* START Supplied data *

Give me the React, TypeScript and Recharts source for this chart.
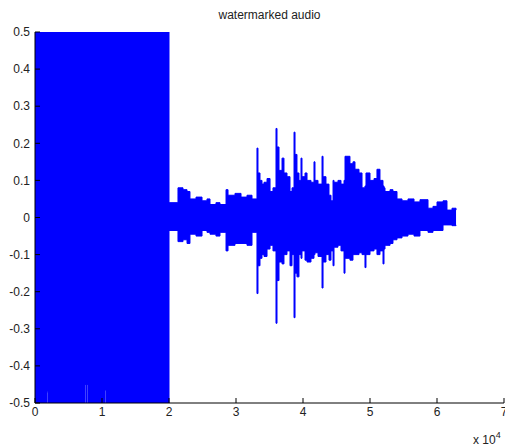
import React from 'react';
import { ComposedChart, Area, XAxis, YAxis } from 'recharts';

// sample index where the envelope changes (step after each point)
const sampleIdx = [
  0, 1790, 1940, 7460, 7610, 7760, 7910, 10450, 10600,
  20000, 21340, 22090, 22690, 23130, 24030, 24930, 25670, 26120, 27010,
  27610, 28510, 28810, 29850, 30750, 31640,
  32390, 33130, 33280, 33580, 33880, 34180, 34630, 35080, 35520, 35970,
  36120, 36420, 36870, 37160, 37610, 38060, 38360, 38660, 38810, 39100,
  39400, 39700, 39850, 40300, 40600, 41190, 41640, 41790, 42240, 42840,
  42990, 43430, 43880, 44180, 44480, 44630, 45220, 45670, 46120, 46270,
  47010, 47460, 47760, 48360, 48810, 49250, 49400, 50000, 50600, 51040,
  51490, 51940, 52090, 52240, 52990, 53430, 54030, 54780, 55670, 56570,
  57460, 58660, 59400, 60000, 60900, 61490, 62240, 62840,
];

const upperEnv = [
  0.5, 0.5, 0.5, 0.5, 0.5, 0.5, 0.5, 0.5, 0.5,
  0.04, 0.08, 0.075, 0.07, 0.05, 0.055, 0.045, 0.05, 0.035, 0.04,
  0.035, 0.075, 0.06, 0.065, 0.055, 0.06,
  0.05, 0.187, 0.12, 0.1, 0.09, 0.095, 0.105, 0.07, 0.08, 0.24,
  0.19, 0.127, 0.16, 0.12, 0.11, 0.07, 0.08, 0.23, 0.17, 0.12,
  0.1, 0.16, 0.11, 0.12, 0.1, 0.095, 0.15, 0.1, 0.09, 0.165,
  0.11, 0.09, 0.06, 0.045, 0.1, 0.095, 0.1, 0.09, 0.1, 0.165,
  0.145, 0.15, 0.13, 0.12, 0.08, 0.085, 0.12, 0.1, 0.105, 0.13,
  0.1, 0.085, 0.08, 0.07, 0.075, 0.07, 0.05, 0.045, 0.05, 0.042,
  0.048, 0.025, 0.03, 0.042, 0.045, 0.02, 0.025, 0.02,
];

const lowerEnv = [
  -0.5, -0.47, -0.5, -0.45, -0.5, -0.45, -0.5, -0.465, -0.5,
  -0.035, -0.065, -0.06, -0.07, -0.045, -0.05, -0.035, -0.04, -0.045, -0.05,
  -0.04, -0.09, -0.075, -0.07, -0.07, -0.075,
  -0.04, -0.205, -0.13, -0.11, -0.1, -0.105, -0.085, -0.075, -0.09, -0.285,
  -0.17, -0.12, -0.125, -0.1, -0.09, -0.13, -0.1, -0.27, -0.15, -0.16,
  -0.1, -0.11, -0.09, -0.115, -0.12, -0.11, -0.1, -0.095, -0.105, -0.19,
  -0.12, -0.1, -0.115, -0.09, -0.13, -0.08, -0.075, -0.09, -0.15, -0.11,
  -0.115, -0.1, -0.1, -0.095, -0.1, -0.135, -0.1, -0.09, -0.085, -0.1,
  -0.09, -0.125, -0.085, -0.075, -0.07, -0.06, -0.055, -0.05, -0.045, -0.05,
  -0.035, -0.04, -0.035, -0.035, -0.02, -0.02, -0.022, -0.02,
];

const xTicks = [0, 10000, 20000, 30000, 40000, 50000, 60000, 70000];
const yTicks = [-0.5, -0.4, -0.3, -0.2, -0.1, 0, 0.1, 0.2, 0.3, 0.4, 0.5];

const data = sampleIdx.map((s, i) => ({ s, range: [lowerEnv[i], upperEnv[i]] }));

const font = { fontFamily: 'Arial, "Liberation Sans", sans-serif', fontSize: 12, fill: '#222' };

export default function App() {
  return (
    <div style={{ position: 'absolute', left: 0, top: 0, width: 505, height: 448, background: '#fff' }}>
      <ComposedChart width={505} height={448} data={data} margin={{ top: 32, right: 1, bottom: 0, left: 0 }}>
        <XAxis xAxisId="b" dataKey="s" type="number" domain={[0, 70000]} ticks={xTicks}
          tickFormatter={(v: number) => String(v / 10000)} height={45}
          stroke="#000" tickSize={-5} tickMargin={9} tick={font} interval={0} allowDataOverflow />
        <XAxis xAxisId="t" orientation="top" dataKey="s" type="number" domain={[0, 70000]} ticks={xTicks}
          height={0} stroke="#000" tickSize={-5} tick={false} allowDataOverflow />
        <YAxis yAxisId="l" type="number" domain={[-0.5, 0.5]} ticks={yTicks} width={35}
          tickFormatter={(v: number) => (Math.abs(v) < 1e-9 ? '0' : v.toFixed(1))}
          stroke="#000" tickSize={-5} tickMargin={10} tick={font} interval={0} allowDataOverflow />
        <YAxis yAxisId="r" orientation="right" type="number" domain={[-0.5, 0.5]} ticks={yTicks} width={0}
          stroke="#000" tickSize={-5} tick={false} allowDataOverflow />
        <Area xAxisId="b" yAxisId="l" type="stepAfter" dataKey="range" stroke="#0000ff" strokeWidth={1}
          fill="#0000ff" fillOpacity={1} isAnimationActive={false} dot={false} activeDot={false} />
      </ComposedChart>
      <div style={{ position: 'absolute', left: 35, width: 469, top: 8, textAlign: 'center', fontFamily: 'Arial, "Liberation Sans", sans-serif', fontSize: 12, color: '#222' }}>
        watermarked audio
      </div>
      <div style={{ position: 'absolute', left: 473, top: 431, fontFamily: 'Arial, "Liberation Sans", sans-serif', fontSize: 12, color: '#222', whiteSpace: 'nowrap' }}>
        x 10<sup style={{ fontSize: 9, position: 'relative', top: -1 }}>4</sup>
      </div>
    </div>
  );
}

* END Supplied data *

Quote in full the listing given above; the images are to be left out.

Give me the React, TypeScript and Recharts source for this chart.
import React from 'react';
import { ComposedChart, Area, XAxis, YAxis } from 'recharts';

// sample index where the envelope changes (step after each point)
const sampleIdx = [
  0, 1790, 1940, 7460, 7610, 7760, 7910, 10450, 10600,
  20000, 21340, 22090, 22690, 23130, 24030, 24930, 25670, 26120, 27010,
  27610, 28510, 28810, 29850, 30750, 31640,
  32390, 33130, 33280, 33580, 33880, 34180, 34630, 35080, 35520, 35970,
  36120, 36420, 36870, 37160, 37610, 38060, 38360, 38660, 38810, 39100,
  39400, 39700, 39850, 40300, 40600, 41190, 41640, 41790, 42240, 42840,
  42990, 43430, 43880, 44180, 44480, 44630, 45220, 45670, 46120, 46270,
  47010, 47460, 47760, 48360, 48810, 49250, 49400, 50000, 50600, 51040,
  51490, 51940, 52090, 52240, 52990, 53430, 54030, 54780, 55670, 56570,
  57460, 58660, 59400, 60000, 60900, 61490, 62240, 62840,
];

const upperEnv = [
  0.5, 0.5, 0.5, 0.5, 0.5, 0.5, 0.5, 0.5, 0.5,
  0.04, 0.08, 0.075, 0.07, 0.05, 0.055, 0.045, 0.05, 0.035, 0.04,
  0.035, 0.075, 0.06, 0.065, 0.055, 0.06,
  0.05, 0.187, 0.12, 0.1, 0.09, 0.095, 0.105, 0.07, 0.08, 0.24,
  0.19, 0.127, 0.16, 0.12, 0.11, 0.07, 0.08, 0.23, 0.17, 0.12,
  0.1, 0.16, 0.11, 0.12, 0.1, 0.095, 0.15, 0.1, 0.09, 0.165,
  0.11, 0.09, 0.06, 0.045, 0.1, 0.095, 0.1, 0.09, 0.1, 0.165,
  0.145, 0.15, 0.13, 0.12, 0.08, 0.085, 0.12, 0.1, 0.105, 0.13,
  0.1, 0.085, 0.08, 0.07, 0.075, 0.07, 0.05, 0.045, 0.05, 0.042,
  0.048, 0.025, 0.03, 0.042, 0.045, 0.02, 0.025, 0.02,
];

const lowerEnv = [
  -0.5, -0.47, -0.5, -0.45, -0.5, -0.45, -0.5, -0.465, -0.5,
  -0.035, -0.065, -0.06, -0.07, -0.045, -0.05, -0.035, -0.04, -0.045, -0.05,
  -0.04, -0.09, -0.075, -0.07, -0.07, -0.075,
  -0.04, -0.205, -0.13, -0.11, -0.1, -0.105, -0.085, -0.075, -0.09, -0.285,
  -0.17, -0.12, -0.125, -0.1, -0.09, -0.13, -0.1, -0.27, -0.15, -0.16,
  -0.1, -0.11, -0.09, -0.115, -0.12, -0.11, -0.1, -0.095, -0.105, -0.19,
  -0.12, -0.1, -0.115, -0.09, -0.13, -0.08, -0.075, -0.09, -0.15, -0.11,
  -0.115, -0.1, -0.1, -0.095, -0.1, -0.135, -0.1, -0.09, -0.085, -0.1,
  -0.09, -0.125, -0.085, -0.075, -0.07, -0.06, -0.055, -0.05, -0.045, -0.05,
  -0.035, -0.04, -0.035, -0.035, -0.02, -0.02, -0.022, -0.02,
];

const xTicks = [0, 10000, 20000, 30000, 40000, 50000, 60000, 70000];
const yTicks = [-0.5, -0.4, -0.3, -0.2, -0.1, 0, 0.1, 0.2, 0.3, 0.4, 0.5];

const data = sampleIdx.map((s, i) => ({ s, range: [lowerEnv[i], upperEnv[i]] }));

const font = { fontFamily: 'Arial, "Liberation Sans", sans-serif', fontSize: 12, fill: '#222' };

export default function App() {
  return (
    <div style={{ position: 'absolute', left: 0, top: 0, width: 505, height: 448, background: '#fff' }}>
      <ComposedChart width={505} height={448} data={data} margin={{ top: 32, right: 1, bottom: 0, left: 0 }}>
        <XAxis xAxisId="b" dataKey="s" type="number" domain={[0, 70000]} ticks={xTicks}
          tickFormatter={(v: number) => String(v / 10000)} height={45}
          stroke="#000" tickSize={-5} tickMargin={9} tick={font} interval={0} allowDataOverflow />
        <XAxis xAxisId="t" orientation="top" dataKey="s" type="number" domain={[0, 70000]} ticks={xTicks}
          height={0} stroke="#000" tickSize={-5} tick={false} allowDataOverflow />
        <YAxis yAxisId="l" type="number" domain={[-0.5, 0.5]} ticks={yTicks} width={35}
          tickFormatter={(v: number) => (Math.abs(v) < 1e-9 ? '0' : v.toFixed(1))}
          stroke="#000" tickSize={-5} tickMargin={10} tick={font} interval={0} allowDataOverflow />
        <YAxis yAxisId="r" orientation="right" type="number" domain={[-0.5, 0.5]} ticks={yTicks} width={0}
          stroke="#000" tickSize={-5} tick={false} allowDataOverflow />
        <Area xAxisId="b" yAxisId="l" type="stepAfter" dataKey="range" stroke="#0000ff" strokeWidth={1}
          fill="#0000ff" fillOpacity={1} isAnimationActive={false} dot={false} activeDot={false} />
      </ComposedChart>
      <div style={{ position: 'absolute', left: 35, width: 469, top: 8, textAlign: 'center', fontFamily: 'Arial, "Liberation Sans", sans-serif', fontSize: 12, color: '#222' }}>
        watermarked audio
      </div>
      <div style={{ position: 'absolute', left: 473, top: 431, fontFamily: 'Arial, "Liberation Sans", sans-serif', fontSize: 12, color: '#222', whiteSpace: 'nowrap' }}>
        x 10<sup style={{ fontSize: 9, position: 'relative', top: -1 }}>4</sup>
      </div>
    </div>
  );
}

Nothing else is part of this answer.